Click on the Library of Congress' mission statement on its World Wide Web site, and you'll read that the library strives to make its resources "available and useful to the Congress and the American people."
But try to click on any of the policy and legislative research reports that the library's Congressional Research Service produces, and you're out of luck. It's on the Web, but access is restricted. If you want a copy of a CRS report, you'll have to ask a member of Congress.
Why? Because that's how most federal lawmakers want to keep it.
The CRS, whose $63 million 1997 budget is funded by U.S. taxpayers, provided nearly 700,000 copies of reports and issue briefs to Congress in 1996, according to transcripts of a House budget hearing held last month. Many of those reports dealt with infotech issues.

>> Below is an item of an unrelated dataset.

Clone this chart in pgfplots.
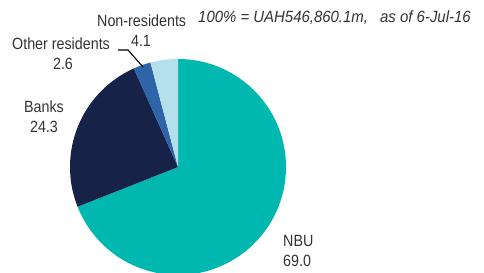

In a recent letter written to a watchdog group which voiced concerns about the lack of public access, CRS Director Daniel P. Mulhollan wrote that the policy is necessary to ensure the service remains "a confidential and exclusive adviser to Congress."

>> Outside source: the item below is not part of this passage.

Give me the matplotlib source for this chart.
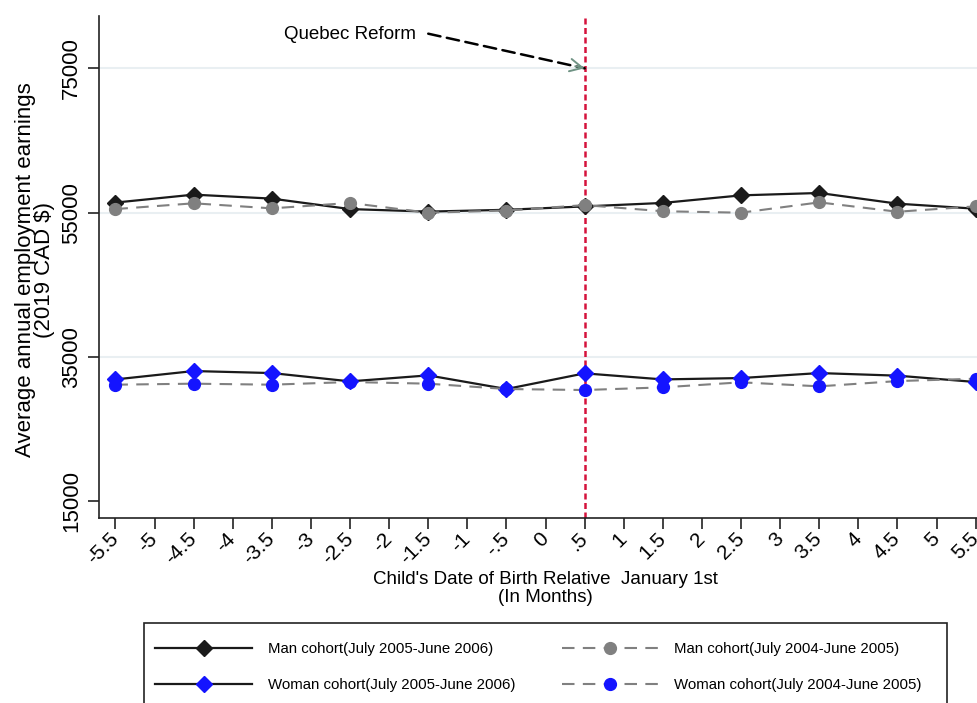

However, critics say the CRS should make its taxpayer-funded research directly available to the public.
The Washington-based Federation of American Scientists, a nonprofit advocacy group for open government that voiced the concerns to the CRS, blasted the policy in a bulletin this month. The federation noted with irony that library people are supposed to be for people getting information.
"It's unusual that you'd have this very large Web presence that's not publicly accessible," said John Pike, director of the cyberstrategy project for the federation. "The electorate has the right to the same information to make decisions as the elected officials do."

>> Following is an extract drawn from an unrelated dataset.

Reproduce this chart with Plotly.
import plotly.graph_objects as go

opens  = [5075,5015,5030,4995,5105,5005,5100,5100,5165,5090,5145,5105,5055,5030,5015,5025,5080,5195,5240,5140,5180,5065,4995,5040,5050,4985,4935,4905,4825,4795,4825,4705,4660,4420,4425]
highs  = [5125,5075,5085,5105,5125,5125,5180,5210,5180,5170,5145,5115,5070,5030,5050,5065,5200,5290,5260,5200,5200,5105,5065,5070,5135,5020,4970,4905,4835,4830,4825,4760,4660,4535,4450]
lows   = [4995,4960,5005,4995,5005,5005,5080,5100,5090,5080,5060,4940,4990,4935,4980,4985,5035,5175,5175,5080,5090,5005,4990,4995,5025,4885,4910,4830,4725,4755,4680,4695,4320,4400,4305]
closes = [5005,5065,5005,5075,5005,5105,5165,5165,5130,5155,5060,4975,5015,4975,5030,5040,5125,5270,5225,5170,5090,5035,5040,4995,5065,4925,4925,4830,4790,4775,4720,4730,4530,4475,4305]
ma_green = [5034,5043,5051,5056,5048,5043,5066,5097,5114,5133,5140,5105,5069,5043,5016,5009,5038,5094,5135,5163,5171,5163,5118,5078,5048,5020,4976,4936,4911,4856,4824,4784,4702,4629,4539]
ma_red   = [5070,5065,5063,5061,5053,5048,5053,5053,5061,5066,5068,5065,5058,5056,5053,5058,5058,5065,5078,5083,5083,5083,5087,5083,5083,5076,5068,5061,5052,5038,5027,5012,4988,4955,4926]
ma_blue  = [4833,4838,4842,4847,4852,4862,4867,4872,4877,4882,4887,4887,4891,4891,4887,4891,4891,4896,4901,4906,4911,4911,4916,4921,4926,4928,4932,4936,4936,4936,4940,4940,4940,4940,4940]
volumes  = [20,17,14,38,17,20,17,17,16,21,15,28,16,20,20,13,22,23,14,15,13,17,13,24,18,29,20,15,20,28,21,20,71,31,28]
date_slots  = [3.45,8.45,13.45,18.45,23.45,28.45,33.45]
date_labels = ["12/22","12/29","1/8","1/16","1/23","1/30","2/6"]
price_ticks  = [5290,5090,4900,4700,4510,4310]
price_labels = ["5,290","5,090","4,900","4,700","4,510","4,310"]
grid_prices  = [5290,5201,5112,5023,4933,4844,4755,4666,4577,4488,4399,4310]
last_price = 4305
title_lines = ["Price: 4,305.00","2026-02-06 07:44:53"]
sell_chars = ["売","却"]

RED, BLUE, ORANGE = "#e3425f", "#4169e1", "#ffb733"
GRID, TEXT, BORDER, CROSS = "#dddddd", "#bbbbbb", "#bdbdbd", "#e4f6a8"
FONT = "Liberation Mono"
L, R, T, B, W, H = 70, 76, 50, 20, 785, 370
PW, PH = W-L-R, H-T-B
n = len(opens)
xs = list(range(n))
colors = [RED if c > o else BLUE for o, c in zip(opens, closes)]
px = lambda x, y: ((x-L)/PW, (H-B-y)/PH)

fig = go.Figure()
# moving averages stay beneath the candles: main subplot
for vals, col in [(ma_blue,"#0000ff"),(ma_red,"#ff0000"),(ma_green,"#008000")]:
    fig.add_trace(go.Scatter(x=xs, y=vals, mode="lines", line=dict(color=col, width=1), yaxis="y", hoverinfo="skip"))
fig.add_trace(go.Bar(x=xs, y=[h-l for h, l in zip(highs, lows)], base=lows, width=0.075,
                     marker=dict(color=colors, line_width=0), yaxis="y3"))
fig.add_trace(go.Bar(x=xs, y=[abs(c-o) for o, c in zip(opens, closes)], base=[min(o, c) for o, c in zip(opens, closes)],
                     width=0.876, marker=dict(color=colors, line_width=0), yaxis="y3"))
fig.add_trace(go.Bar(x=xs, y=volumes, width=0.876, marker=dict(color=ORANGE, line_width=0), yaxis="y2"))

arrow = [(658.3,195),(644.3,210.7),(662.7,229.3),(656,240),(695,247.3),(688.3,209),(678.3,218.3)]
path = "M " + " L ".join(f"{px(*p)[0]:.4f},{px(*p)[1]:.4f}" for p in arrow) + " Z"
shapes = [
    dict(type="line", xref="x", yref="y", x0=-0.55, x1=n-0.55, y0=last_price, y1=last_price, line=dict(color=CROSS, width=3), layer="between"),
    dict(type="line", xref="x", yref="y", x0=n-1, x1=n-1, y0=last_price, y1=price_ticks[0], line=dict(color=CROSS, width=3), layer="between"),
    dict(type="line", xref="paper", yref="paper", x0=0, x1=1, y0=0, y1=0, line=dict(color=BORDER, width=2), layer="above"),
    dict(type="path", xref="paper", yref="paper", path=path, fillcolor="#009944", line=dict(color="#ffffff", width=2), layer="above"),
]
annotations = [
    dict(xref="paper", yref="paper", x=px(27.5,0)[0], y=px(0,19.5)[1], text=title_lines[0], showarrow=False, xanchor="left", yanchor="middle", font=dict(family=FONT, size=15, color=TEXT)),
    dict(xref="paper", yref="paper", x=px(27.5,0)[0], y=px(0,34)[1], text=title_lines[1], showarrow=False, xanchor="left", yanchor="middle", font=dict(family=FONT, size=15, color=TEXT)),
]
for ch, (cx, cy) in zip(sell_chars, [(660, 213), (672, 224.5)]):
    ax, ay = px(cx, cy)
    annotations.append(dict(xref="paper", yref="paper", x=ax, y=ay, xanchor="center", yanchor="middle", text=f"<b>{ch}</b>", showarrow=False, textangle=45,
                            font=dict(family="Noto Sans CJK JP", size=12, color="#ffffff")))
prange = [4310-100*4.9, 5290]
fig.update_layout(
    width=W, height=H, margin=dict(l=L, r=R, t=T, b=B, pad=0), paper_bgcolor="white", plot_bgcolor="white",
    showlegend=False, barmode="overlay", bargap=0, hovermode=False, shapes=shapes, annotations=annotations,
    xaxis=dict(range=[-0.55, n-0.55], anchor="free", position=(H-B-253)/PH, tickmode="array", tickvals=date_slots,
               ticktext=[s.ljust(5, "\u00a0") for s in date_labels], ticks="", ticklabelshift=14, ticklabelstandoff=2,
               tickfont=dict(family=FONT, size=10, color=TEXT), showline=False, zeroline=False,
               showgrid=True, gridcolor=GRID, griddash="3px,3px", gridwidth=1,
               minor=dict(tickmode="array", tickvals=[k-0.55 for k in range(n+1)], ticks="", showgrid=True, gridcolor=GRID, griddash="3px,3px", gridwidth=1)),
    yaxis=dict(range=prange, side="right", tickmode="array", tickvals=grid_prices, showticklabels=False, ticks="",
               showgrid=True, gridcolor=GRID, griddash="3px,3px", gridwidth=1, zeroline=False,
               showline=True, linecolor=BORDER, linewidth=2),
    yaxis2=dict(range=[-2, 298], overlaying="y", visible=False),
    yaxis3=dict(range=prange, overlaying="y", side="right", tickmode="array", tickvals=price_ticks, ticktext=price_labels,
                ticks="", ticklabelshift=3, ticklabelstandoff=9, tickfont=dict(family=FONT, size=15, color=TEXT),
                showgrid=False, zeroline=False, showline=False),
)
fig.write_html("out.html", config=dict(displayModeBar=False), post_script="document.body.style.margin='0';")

The federation recently slipped into an unsecured area of the CRS Web archives and posted about 150 of the service's reports within the last month on its own Web site. Among those reports was a December 1996 summary of the Clinton administration's budget squabbles with lawmakers over the billions of dollars spent to support technology programs.
A other CRS report from January detailed for Congress the intense debate between the White House and lawmakers on Capitol Hill over encryption policy.
CRS officials claim they're simply following federal law and policy that has stood for decades. Among other concerns, the CRS fears that special-interest groups and academic types accessing the Web will flood CRS analysts with calls for changes or additions in the reports, according to a December 1995 policy summary.
"We're perfectly happy to work with the current policy and feel Congress had a good reason for establishing it," said Hugh Elsbree, associate director for policy compliance at CRS.
CRS officials are set to testify before the Senate Rules and Administration Committee on March 20 at a budget hearing, and there's indication that the subject of public access may come up.
As chairman of the House Computer and Information Services Working Group, Rep. Vernon J. Ehlers, R-Mich., has worked to open up CRS access on the Web. But he indicated prospects are slim for any quick remedies.
"It may never happen," said Ehlers. "There are feelings here that if a member of Congress wants to put a report on the Web, so be it. But if not, that's the way it is," said Ehlers.